--- Start Input for this task ---

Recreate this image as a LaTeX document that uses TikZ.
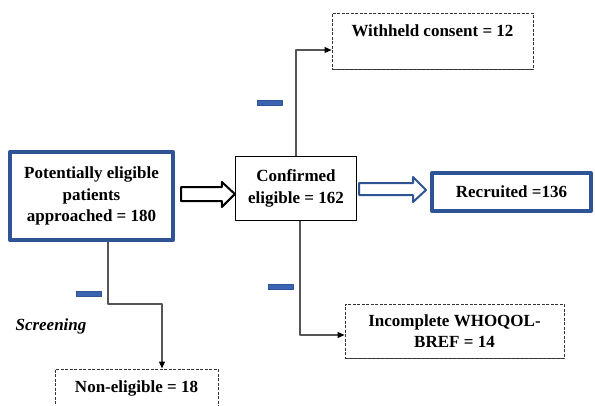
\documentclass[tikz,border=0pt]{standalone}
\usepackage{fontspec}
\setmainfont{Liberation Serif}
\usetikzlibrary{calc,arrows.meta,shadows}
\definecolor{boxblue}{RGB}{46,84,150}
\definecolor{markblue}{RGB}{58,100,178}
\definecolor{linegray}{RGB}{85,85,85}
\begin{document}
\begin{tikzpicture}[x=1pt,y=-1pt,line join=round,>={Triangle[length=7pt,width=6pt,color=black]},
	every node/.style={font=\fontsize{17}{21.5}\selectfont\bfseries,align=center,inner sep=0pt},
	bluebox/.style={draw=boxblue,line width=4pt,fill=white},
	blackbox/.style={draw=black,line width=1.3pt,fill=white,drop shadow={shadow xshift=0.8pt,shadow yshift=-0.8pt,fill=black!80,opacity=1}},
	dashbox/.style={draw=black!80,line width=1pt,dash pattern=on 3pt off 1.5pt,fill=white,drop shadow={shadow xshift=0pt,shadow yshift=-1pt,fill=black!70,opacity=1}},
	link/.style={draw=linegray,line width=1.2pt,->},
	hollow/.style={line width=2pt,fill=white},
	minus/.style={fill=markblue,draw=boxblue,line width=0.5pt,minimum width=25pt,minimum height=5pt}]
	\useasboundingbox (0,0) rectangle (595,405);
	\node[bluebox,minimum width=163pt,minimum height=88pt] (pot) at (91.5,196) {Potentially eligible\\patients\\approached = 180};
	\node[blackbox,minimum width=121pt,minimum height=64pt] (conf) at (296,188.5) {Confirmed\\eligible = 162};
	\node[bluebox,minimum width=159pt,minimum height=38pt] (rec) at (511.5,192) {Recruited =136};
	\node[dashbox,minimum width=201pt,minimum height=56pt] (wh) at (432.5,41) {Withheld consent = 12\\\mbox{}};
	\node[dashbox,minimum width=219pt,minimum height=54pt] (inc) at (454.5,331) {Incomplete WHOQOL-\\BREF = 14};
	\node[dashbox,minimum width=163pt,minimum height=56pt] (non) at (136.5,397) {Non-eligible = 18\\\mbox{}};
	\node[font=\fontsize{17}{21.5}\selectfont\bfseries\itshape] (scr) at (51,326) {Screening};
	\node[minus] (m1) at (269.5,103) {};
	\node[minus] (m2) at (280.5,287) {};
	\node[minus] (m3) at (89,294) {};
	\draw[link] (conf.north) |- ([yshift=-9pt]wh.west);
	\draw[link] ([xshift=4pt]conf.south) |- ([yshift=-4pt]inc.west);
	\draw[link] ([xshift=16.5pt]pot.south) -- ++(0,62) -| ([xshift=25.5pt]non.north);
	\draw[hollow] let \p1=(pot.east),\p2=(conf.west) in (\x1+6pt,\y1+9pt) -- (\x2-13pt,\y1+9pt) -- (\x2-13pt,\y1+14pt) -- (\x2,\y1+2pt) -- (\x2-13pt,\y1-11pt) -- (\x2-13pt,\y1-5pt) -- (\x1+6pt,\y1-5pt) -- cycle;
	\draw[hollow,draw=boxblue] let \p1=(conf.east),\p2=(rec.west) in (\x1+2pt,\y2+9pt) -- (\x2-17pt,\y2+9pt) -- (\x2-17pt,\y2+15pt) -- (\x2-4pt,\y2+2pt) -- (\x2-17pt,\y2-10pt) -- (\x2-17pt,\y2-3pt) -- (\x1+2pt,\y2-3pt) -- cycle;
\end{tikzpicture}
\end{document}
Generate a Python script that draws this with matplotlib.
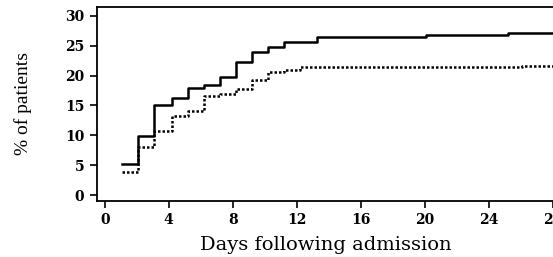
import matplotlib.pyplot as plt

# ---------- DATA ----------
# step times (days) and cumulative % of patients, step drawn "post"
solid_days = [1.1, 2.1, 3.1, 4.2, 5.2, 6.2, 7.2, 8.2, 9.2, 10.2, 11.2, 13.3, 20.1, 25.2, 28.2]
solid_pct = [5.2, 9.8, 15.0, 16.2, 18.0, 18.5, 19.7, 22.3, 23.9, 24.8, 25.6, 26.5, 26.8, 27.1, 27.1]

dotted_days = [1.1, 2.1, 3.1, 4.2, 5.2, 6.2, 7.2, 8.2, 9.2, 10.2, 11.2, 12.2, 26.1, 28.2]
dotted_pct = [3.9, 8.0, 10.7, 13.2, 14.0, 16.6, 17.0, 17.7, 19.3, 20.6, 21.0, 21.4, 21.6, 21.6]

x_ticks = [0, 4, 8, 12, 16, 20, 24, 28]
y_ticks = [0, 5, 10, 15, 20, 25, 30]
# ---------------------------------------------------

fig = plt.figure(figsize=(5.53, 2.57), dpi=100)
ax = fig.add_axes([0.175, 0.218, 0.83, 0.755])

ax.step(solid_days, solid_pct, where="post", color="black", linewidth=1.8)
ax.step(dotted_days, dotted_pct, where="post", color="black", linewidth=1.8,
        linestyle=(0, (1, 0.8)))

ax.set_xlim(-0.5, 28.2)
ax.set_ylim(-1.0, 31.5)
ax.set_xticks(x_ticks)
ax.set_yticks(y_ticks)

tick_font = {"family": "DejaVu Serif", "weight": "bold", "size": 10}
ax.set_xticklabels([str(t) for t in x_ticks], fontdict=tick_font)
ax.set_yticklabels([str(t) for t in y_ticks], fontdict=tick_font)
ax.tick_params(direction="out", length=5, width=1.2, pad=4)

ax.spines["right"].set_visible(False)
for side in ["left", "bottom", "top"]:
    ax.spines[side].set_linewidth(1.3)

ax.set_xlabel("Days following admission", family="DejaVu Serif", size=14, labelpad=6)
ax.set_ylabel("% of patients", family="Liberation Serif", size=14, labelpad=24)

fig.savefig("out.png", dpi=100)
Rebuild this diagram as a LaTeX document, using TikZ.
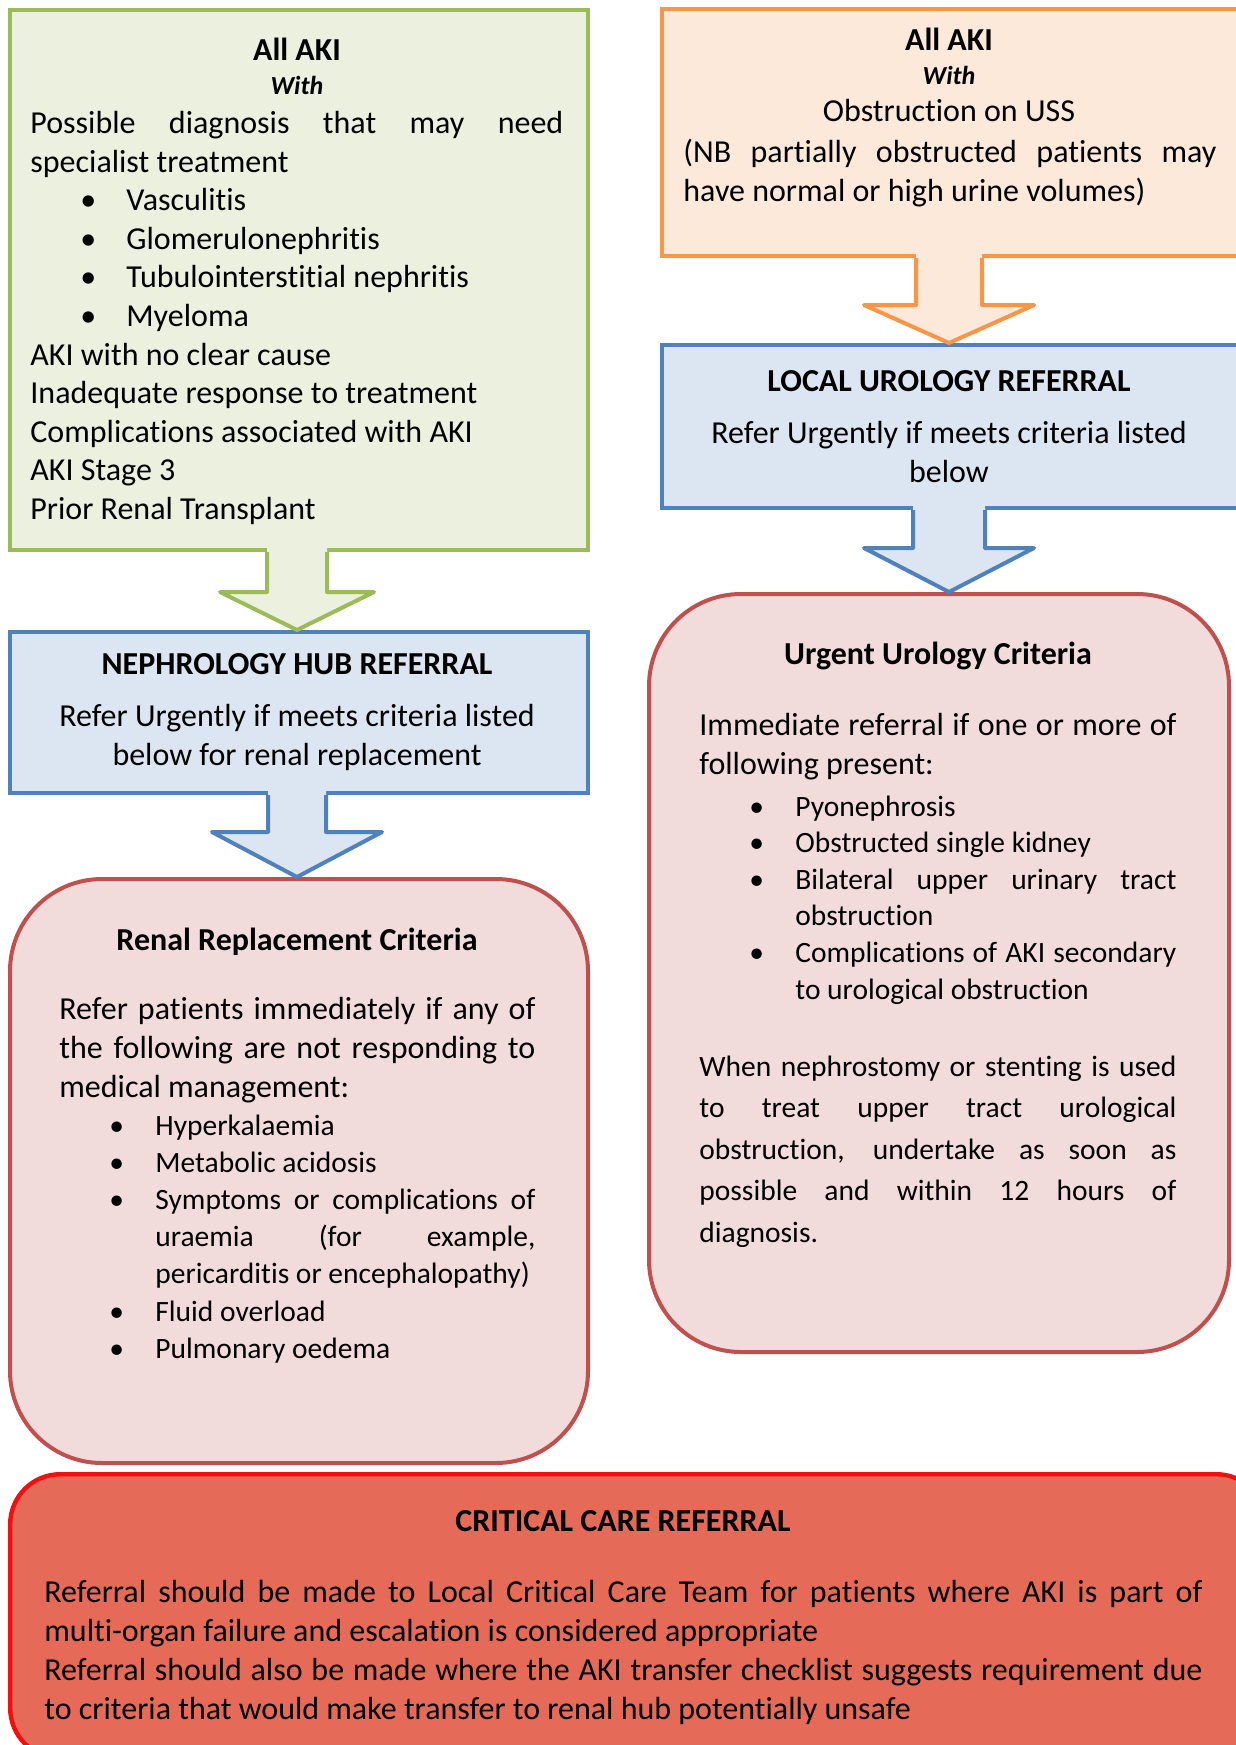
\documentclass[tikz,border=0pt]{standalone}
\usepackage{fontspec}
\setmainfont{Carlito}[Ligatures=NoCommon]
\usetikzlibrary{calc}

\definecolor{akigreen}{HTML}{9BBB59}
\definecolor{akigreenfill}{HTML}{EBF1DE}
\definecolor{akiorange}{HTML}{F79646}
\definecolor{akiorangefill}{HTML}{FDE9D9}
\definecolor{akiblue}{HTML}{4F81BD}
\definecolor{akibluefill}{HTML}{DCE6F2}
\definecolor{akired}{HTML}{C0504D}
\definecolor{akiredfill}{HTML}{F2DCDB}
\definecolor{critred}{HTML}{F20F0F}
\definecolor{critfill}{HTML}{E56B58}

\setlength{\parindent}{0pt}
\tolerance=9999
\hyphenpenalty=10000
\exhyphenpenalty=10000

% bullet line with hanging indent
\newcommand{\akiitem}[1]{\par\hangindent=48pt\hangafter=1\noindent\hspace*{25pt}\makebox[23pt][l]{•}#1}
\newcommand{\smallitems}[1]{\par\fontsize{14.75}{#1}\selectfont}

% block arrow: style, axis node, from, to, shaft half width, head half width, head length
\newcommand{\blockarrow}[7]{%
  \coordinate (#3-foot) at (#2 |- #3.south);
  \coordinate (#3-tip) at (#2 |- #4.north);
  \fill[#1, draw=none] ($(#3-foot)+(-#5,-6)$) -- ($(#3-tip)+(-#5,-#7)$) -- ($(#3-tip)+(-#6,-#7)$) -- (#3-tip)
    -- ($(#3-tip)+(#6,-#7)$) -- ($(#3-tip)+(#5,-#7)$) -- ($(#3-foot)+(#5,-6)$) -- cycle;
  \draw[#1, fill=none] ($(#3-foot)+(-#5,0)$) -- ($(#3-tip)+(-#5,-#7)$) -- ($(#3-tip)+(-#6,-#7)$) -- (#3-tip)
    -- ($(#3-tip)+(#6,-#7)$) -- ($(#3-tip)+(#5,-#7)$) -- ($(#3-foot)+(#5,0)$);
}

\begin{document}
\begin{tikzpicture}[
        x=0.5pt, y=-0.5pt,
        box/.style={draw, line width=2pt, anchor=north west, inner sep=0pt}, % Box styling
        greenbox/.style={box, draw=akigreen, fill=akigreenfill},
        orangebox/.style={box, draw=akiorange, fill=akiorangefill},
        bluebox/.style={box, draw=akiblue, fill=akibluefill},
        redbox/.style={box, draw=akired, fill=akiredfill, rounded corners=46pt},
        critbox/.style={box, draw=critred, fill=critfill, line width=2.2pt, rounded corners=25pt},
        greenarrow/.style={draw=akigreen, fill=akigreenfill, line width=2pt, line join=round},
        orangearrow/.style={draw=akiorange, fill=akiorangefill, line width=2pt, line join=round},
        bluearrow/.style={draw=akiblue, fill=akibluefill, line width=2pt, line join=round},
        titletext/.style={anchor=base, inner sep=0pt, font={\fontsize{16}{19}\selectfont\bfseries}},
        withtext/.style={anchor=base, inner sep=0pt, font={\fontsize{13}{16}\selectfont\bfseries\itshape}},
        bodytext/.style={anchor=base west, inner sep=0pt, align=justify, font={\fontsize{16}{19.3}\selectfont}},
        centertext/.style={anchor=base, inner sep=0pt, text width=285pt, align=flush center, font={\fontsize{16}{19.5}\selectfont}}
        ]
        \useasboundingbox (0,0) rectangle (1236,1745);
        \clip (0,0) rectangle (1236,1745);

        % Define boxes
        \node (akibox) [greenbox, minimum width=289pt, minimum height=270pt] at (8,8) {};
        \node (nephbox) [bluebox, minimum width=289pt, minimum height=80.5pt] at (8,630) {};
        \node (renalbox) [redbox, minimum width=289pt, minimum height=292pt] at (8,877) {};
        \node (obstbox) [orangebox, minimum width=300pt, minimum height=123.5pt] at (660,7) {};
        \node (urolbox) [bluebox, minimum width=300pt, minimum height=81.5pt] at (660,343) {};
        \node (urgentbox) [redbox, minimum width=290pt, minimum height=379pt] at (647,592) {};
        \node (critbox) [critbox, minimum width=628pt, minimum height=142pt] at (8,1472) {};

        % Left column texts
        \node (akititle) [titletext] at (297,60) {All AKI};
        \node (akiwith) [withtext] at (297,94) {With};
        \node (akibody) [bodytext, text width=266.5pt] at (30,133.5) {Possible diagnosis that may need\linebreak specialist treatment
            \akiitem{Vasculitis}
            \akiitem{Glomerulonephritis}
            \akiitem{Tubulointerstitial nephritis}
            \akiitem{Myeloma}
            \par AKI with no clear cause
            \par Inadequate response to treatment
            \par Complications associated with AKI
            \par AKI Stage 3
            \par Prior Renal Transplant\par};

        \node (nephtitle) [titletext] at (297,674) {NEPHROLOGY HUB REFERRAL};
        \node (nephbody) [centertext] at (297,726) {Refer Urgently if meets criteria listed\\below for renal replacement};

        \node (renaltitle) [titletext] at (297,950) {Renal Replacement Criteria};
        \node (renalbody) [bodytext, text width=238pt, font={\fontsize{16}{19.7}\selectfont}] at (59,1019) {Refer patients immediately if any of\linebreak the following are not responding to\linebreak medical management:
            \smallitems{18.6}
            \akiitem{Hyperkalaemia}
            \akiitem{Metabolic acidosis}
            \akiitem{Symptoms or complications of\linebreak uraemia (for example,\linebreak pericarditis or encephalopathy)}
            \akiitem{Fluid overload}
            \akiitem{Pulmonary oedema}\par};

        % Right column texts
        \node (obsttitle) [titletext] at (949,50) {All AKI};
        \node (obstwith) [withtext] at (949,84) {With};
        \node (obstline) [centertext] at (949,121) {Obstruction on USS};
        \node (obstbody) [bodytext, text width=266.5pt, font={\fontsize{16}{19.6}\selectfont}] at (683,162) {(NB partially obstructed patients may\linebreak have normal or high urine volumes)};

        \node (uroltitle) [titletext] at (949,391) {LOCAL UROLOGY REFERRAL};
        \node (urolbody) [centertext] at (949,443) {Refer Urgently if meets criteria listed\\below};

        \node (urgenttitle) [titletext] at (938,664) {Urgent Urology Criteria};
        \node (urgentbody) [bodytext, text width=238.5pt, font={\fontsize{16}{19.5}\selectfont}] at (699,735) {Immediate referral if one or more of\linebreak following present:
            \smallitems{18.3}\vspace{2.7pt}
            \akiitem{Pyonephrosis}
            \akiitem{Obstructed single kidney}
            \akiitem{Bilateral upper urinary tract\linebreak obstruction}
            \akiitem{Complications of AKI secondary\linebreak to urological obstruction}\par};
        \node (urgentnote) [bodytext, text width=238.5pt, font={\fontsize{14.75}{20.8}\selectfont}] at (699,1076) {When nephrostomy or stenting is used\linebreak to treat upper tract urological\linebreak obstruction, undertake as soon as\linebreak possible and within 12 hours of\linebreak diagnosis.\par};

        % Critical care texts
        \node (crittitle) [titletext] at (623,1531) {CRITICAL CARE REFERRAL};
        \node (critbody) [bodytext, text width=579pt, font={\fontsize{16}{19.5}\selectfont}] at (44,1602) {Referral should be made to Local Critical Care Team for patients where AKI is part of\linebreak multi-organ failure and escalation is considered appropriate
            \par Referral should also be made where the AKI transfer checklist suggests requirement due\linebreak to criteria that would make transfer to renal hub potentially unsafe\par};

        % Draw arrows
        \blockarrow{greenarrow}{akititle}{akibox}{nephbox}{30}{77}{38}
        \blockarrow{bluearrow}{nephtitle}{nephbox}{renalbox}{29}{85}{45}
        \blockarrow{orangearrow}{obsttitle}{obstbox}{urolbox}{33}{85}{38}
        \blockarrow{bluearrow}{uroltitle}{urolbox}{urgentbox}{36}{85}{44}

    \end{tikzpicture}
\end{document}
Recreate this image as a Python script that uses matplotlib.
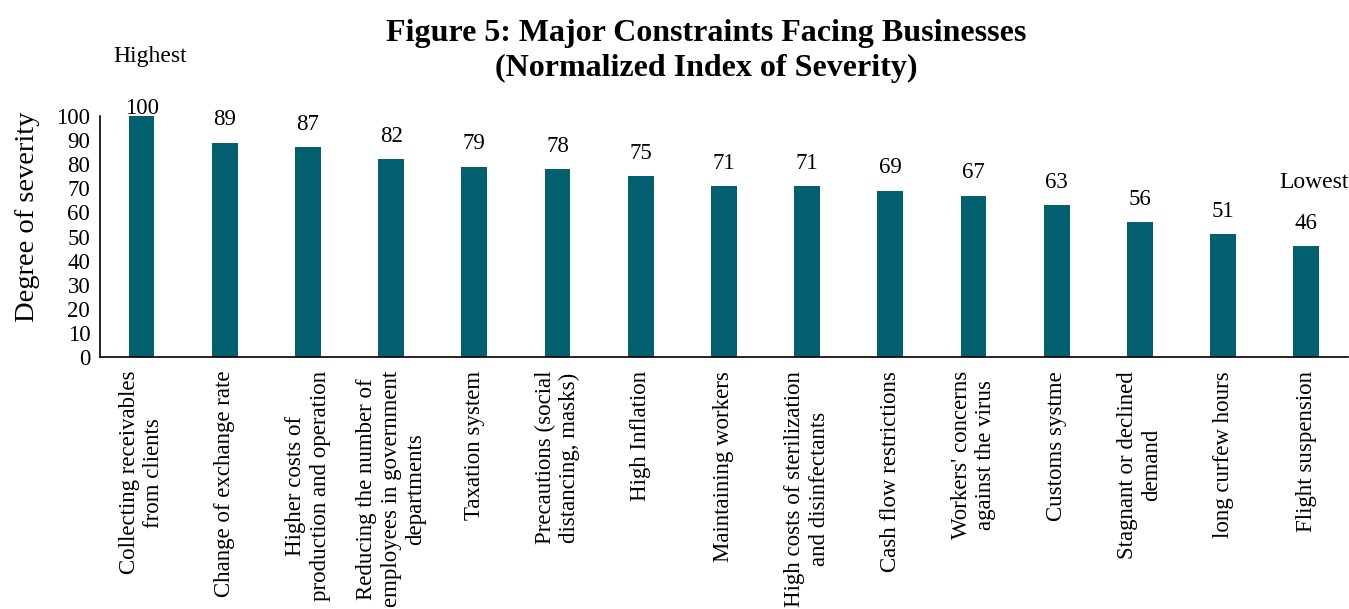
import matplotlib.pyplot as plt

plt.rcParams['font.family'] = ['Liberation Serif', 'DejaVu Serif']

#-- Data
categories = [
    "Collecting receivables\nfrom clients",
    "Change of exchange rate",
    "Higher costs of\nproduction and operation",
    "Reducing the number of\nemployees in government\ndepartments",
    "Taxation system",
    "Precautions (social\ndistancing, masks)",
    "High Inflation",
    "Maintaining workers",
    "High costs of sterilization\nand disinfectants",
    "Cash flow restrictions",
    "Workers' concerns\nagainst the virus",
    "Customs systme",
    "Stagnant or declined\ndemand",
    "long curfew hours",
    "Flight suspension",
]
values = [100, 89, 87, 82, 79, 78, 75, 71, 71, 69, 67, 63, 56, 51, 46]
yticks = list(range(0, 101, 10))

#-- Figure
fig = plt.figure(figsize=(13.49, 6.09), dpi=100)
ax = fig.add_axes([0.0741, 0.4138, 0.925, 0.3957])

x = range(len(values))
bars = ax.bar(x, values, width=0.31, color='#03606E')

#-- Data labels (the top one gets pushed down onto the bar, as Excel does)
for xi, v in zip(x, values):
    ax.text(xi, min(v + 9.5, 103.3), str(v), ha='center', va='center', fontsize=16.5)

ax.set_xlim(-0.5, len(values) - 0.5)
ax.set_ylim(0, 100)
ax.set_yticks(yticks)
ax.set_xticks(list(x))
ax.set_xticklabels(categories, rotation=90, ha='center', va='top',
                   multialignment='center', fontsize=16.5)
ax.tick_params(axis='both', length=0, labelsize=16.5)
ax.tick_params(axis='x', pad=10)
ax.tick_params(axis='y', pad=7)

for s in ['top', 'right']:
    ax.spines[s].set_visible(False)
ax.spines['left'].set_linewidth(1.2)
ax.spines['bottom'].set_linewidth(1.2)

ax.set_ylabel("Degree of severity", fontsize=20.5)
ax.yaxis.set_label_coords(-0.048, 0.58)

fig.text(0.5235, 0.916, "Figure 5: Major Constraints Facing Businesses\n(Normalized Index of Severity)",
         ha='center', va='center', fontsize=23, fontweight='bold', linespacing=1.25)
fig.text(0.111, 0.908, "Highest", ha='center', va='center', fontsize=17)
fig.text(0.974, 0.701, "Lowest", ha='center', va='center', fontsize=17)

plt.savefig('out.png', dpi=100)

--- End Input for this task ---

### Instruction
Leave the pictures out, then copy word for word only the lines from the one containing "Recreate this image as a Python" through the one containing "bars = ax.bar(x, values, width=0.31, color='#03606E')", both included.

### Answer to this problem
Recreate this image as a Python script that uses matplotlib.
import matplotlib.pyplot as plt

plt.rcParams['font.family'] = ['Liberation Serif', 'DejaVu Serif']

#-- Data
categories = [
    "Collecting receivables\nfrom clients",
    "Change of exchange rate",
    "Higher costs of\nproduction and operation",
    "Reducing the number of\nemployees in government\ndepartments",
    "Taxation system",
    "Precautions (social\ndistancing, masks)",
    "High Inflation",
    "Maintaining workers",
    "High costs of sterilization\nand disinfectants",
    "Cash flow restrictions",
    "Workers' concerns\nagainst the virus",
    "Customs systme",
    "Stagnant or declined\ndemand",
    "long curfew hours",
    "Flight suspension",
]
values = [100, 89, 87, 82, 79, 78, 75, 71, 71, 69, 67, 63, 56, 51, 46]
yticks = list(range(0, 101, 10))

#-- Figure
fig = plt.figure(figsize=(13.49, 6.09), dpi=100)
ax = fig.add_axes([0.0741, 0.4138, 0.925, 0.3957])

x = range(len(values))
bars = ax.bar(x, values, width=0.31, color='#03606E')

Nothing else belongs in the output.